Thorbjørn Tønder Hansen plädiert für ein Trial-and-Error-Prinzip – ein wichtiger Punkt. Weil wir uns permanent in postkolonialen Strukturen bewegen, ist es logisch, dass Fehler gemacht werden. Entscheidend ist, sie als lehrreichen Teil des Entwicklungs- und Lernprozesses zu begreifen.

meLê yamomo ist künstlerischer Leiter des Festivals „Decolonize Frequencies“ in Berlin. Wie Thorbjørn Tønder Hansen ist auch ihm eine Fehlerkultur wichtig: „Das ist der Rahmen, den wir mit dem Festival anstreben“, sagt yamomo, „dass Scheitern ein Teil der Ästhetik ist. Indem wir scheitern, hoffen wir, dass wir in Zukunft bessere Wege finden, Dinge zu sagen und sie umzusetzen.“ Decolonial Frequencies ist eine Veranstaltungsreihe im Berliner Theater Ballhaus Naunynstraße, das sich dezidiert Perspektiven von Queeren und Künstler*innen of Color widmet.

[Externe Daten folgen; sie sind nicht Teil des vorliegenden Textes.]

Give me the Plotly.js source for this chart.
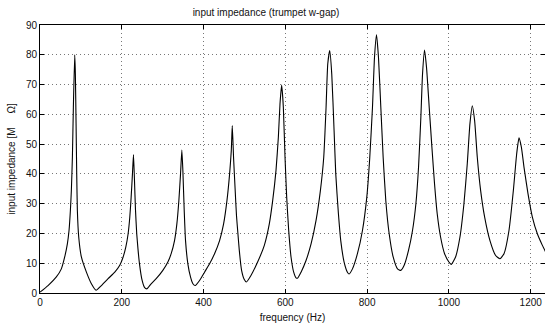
<!DOCTYPE html>
<html>
<head>
<meta charset="utf-8">
<script src="https://cdn.plot.ly/plotly-3.0.1.min.js"></script>
<style>html,body{margin:0;padding:0;background:#fff;}#chart{width:545px;height:329px;}</style>
</head>
<body>
<div id="chart"></div>
<script>
const chartTitle = "input impedance (trumpet w-gap)";
const xTitle = "frequency (Hz)";
const yTitle = "input impedance [M\u00A0\u00A0\u00A0\u00A0\u00A0Ω]";
const xTicks = [0, 200, 400, 600, 800, 1000, 1200];
const yTicks = [0, 10, 20, 30, 40, 50, 60, 70, 80, 90];

const frequency = [
  0, 19.6, 40, 52.2, 60.4, 66.9, 71, 74.3, 76.7, 79.2, 81.6, 84.9,
  86.5, 88.2, 89.8, 91.4, 94.7, 101.2, 113.5, 125.7, 137.1,
  150.2, 166.5, 182.9, 195.1, 203.3, 209.8, 215.5, 219.6, 222.9, 226.1, 228.6,
  231, 233.5, 236.5, 239.5, 243.3, 249.8, 255.5, 261.2,
  271.8, 284.1, 300.4, 312.7, 320.8, 329, 334.7, 339.6, 343.7, 346.9,
  349.4, 352.7, 355.9, 361.6, 368.2, 373.9, 379.6,
  390.2, 402.4, 414.7, 426.9, 439.2, 449, 457.2, 463.7, 467.8, 470.2,
  473.5, 477.5, 480.5, 484, 487.4, 493, 499.6, 504.5,
  515.9, 532.2, 548.6, 560.8, 569, 577.1, 582.9, 586.9, 591,
  595.1, 599.2, 603.3, 608.2, 613.9, 620.4, 626.1, 630.2,
  638.4, 650.6, 662.9, 675.1, 685.7, 693.9, 699.6, 703.7, 708.6,
  713.5, 719.2, 723.3, 729.8, 735.5, 743.7, 751.8, 755.9,
  764.1, 776.3, 788.6, 799.2, 806.5, 813.1, 818, 822.9,
  827.8, 833.5, 839.2, 845.7, 853.9, 863.7, 874.3, 882.5,
  890.6, 901.2, 911, 919.2, 925.7, 931.4, 935.5, 940.4,
  945.3, 951.8, 958.4, 964.9, 971.4, 979.6, 989.4, 1000, 1005.7,
  1016.3, 1027, 1036.7, 1044.9, 1051.4, 1057.2,
  1062.9, 1069.4, 1077.6, 1087.4, 1100.4, 1114.3, 1124.9,
  1134.7, 1146.9, 1157.6, 1165.7, 1171.4,
  1177.2, 1183.7, 1193.5, 1204.1, 1216.3, 1228.6, 1236.7
];
const impedance = [
  0.3, 2.5, 5.4, 8.1, 12.1, 16.5, 21, 27.7, 34.4, 45.6, 62.4, 80.0,
  73.5, 56.8, 40, 27.7, 18.8, 12.1, 7.0, 3.1, 0.9,
  2.5, 4.8, 7.0, 9.3, 12.1, 15.4, 19.9, 25.5, 32.2, 40, 46.5,
  38, 28, 20, 15, 9.8, 4.2, 1.9, 1.4,
  3.1, 4.8, 7.6, 10.4, 13.2, 17.6, 23.2, 31, 40, 48.0,
  41.1, 27.7, 17.6, 9.8, 5.3, 3.1, 2.5,
  4.2, 7.0, 9.8, 13.2, 17.6, 23.2, 31, 40, 47.8, 56.2,
  45, 34, 26, 20, 14.3, 7.6, 4.5, 3.7,
  5.9, 10.4, 16, 23.2, 31, 41.1, 52.3, 63.5, 69.8,
  62.4, 45.6, 32.2, 21, 12.1, 7, 5.1, 5.0,
  7, 10.9, 16.5, 24.4, 34.4, 45.6, 62.4, 76.9, 81.4,
  73.5, 54.5, 40, 26.6, 17.6, 10.4, 7, 6.4,
  8.1, 13.2, 21, 32.2, 45.6, 62.4, 79.1, 86.7,
  79.1, 62.4, 45.6, 31, 19.9, 12.1, 8.1, 7.6,
  9.3, 14.3, 21, 29.9, 42.2, 59, 73.5, 81.6,
  75.7, 62.4, 49, 36.6, 26.6, 18.8, 13.2, 10.4, 9.6,
  12.1, 18.8, 29.9, 43.4, 56.8, 62.9,
  57.9, 45.6, 34.4, 25.5, 17.6, 12.6, 11.5,
  13.2, 21, 34.4, 46.7, 52.1,
  49, 42.2, 33.3, 25.5, 19.9, 16, 13.7
];

const font = {family: "Liberation Sans, Arial, sans-serif", size: 10, color: "#111"};
const gridDash = "1px,3px";

const trace = {
  x: frequency,
  y: impedance,
  type: "scatter",
  mode: "lines",
  line: {color: "#000", width: 1.1, shape: "spline", smoothing: 0.5},
  hoverinfo: "x+y"
};

const layout = {
  width: 545,
  height: 329,
  margin: {l: 40, r: 0, t: 25, b: 36},
  paper_bgcolor: "#fff",
  plot_bgcolor: "#fff",
  font: font,
  showlegend: false,
  title: {
    text: chartTitle,
    font: {family: font.family, size: 10, color: "#111"},
    xref: "container", x: 266 / 545, xanchor: "center",
    yref: "container", y: 1 - 12 / 329, yanchor: "middle"
  },
  xaxis: {
    title: {text: xTitle, font: {family: font.family, size: 10, color: "#111"}, standoff: 6},
    range: [0, 1235],
    tickmode: "array",
    tickvals: xTicks,
    ticktext: xTicks.map(String),
    ticks: "inside",
    ticklen: 4,
    tickcolor: "#000",
    showline: true,
    linecolor: "#000",
    linewidth: 1,
    mirror: "ticks",
    showgrid: true,
    gridcolor: "#777",
    gridwidth: 1,
    griddash: gridDash,
    zeroline: false,
    automargin: false
  },
  yaxis: {
    title: {text: yTitle, font: {family: font.family, size: 10, color: "#111"}, standoff: 8},
    range: [0, 90],
    tickmode: "array",
    tickvals: yTicks,
    ticktext: yTicks.map(String),
    ticks: "inside",
    ticklen: 4,
    tickcolor: "#000",
    showline: true,
    linecolor: "#000",
    linewidth: 1,
    mirror: "ticks",
    showgrid: true,
    gridcolor: "#777",
    gridwidth: 1,
    griddash: gridDash,
    zeroline: false,
    automargin: false
  }
};

Plotly.newPlot("chart", [trace], layout, {displayModeBar: false, staticPlot: true});
</script>
</body>
</html>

Das Festival zeigt Performances, Konzerte oder Vorträge, die die zeitgenössische Kunstszene, etablierte Praktiken oder die Wahrnehmung von Musik kritisch hinterfragen. Viele der eingeladenen Künstler*innen sind Frauen of Color oder queere Musiker*innen of Color. „Wir brauchen diesen Raum als Teil der Dekolonisierung, denn anderswo ist er uns im Moment nicht erlaubt.“

In einem Interview auf VAN Outernational sprach meLê yamomo darüber, wie Kolonialismus klingt. Aber wissen wir das nicht längst? Er ist schließlich omnipräsent – in Konzerten, auf Festivals, in großen Ausrufezeichen wie in kleinen Details. Wir hören ihn quasi täglich in Dauerschleife. Ist es nicht viel wichtiger zu fragen, wie Dekolonisierung klingt?

Neue Musik ist eine Ressource, die alle nutzen können – also sollte sie auch für alle gleichermaßen zugänglich sein. Momentan gilt das aber nur für bestimmte Gruppen, alle anderen müssen in die Schubladen passen, die ihnen von außen zugewiesen werden. Akteurinnen und Akteure müssen ihre Wirkungsmacht nutzen, um diejenigen sichtbar zu machen, die momentan unsichtbar gemacht werden. Zum Beispiel müssen Räume geöffnet, Auftrittsmöglichkeiten, Kompositionsaufträge und Gelder angeboten werden. Und das stets intersektional. Alle Künstler*innen, die für diesen Beitrag befragt wurden, haben das Gefühl, dass wir uns gerade im Umbruch befinden, dass das Bewusstsein für postkoloniales Wirken und das Bedürfnis, aktiv an der Dekolonisierung mitzuwirken, wächst. Das macht Mut. Allerdings sollten wir uns nicht zu früh auf die Schultern klopfen. Der Weg ist noch sehr weit.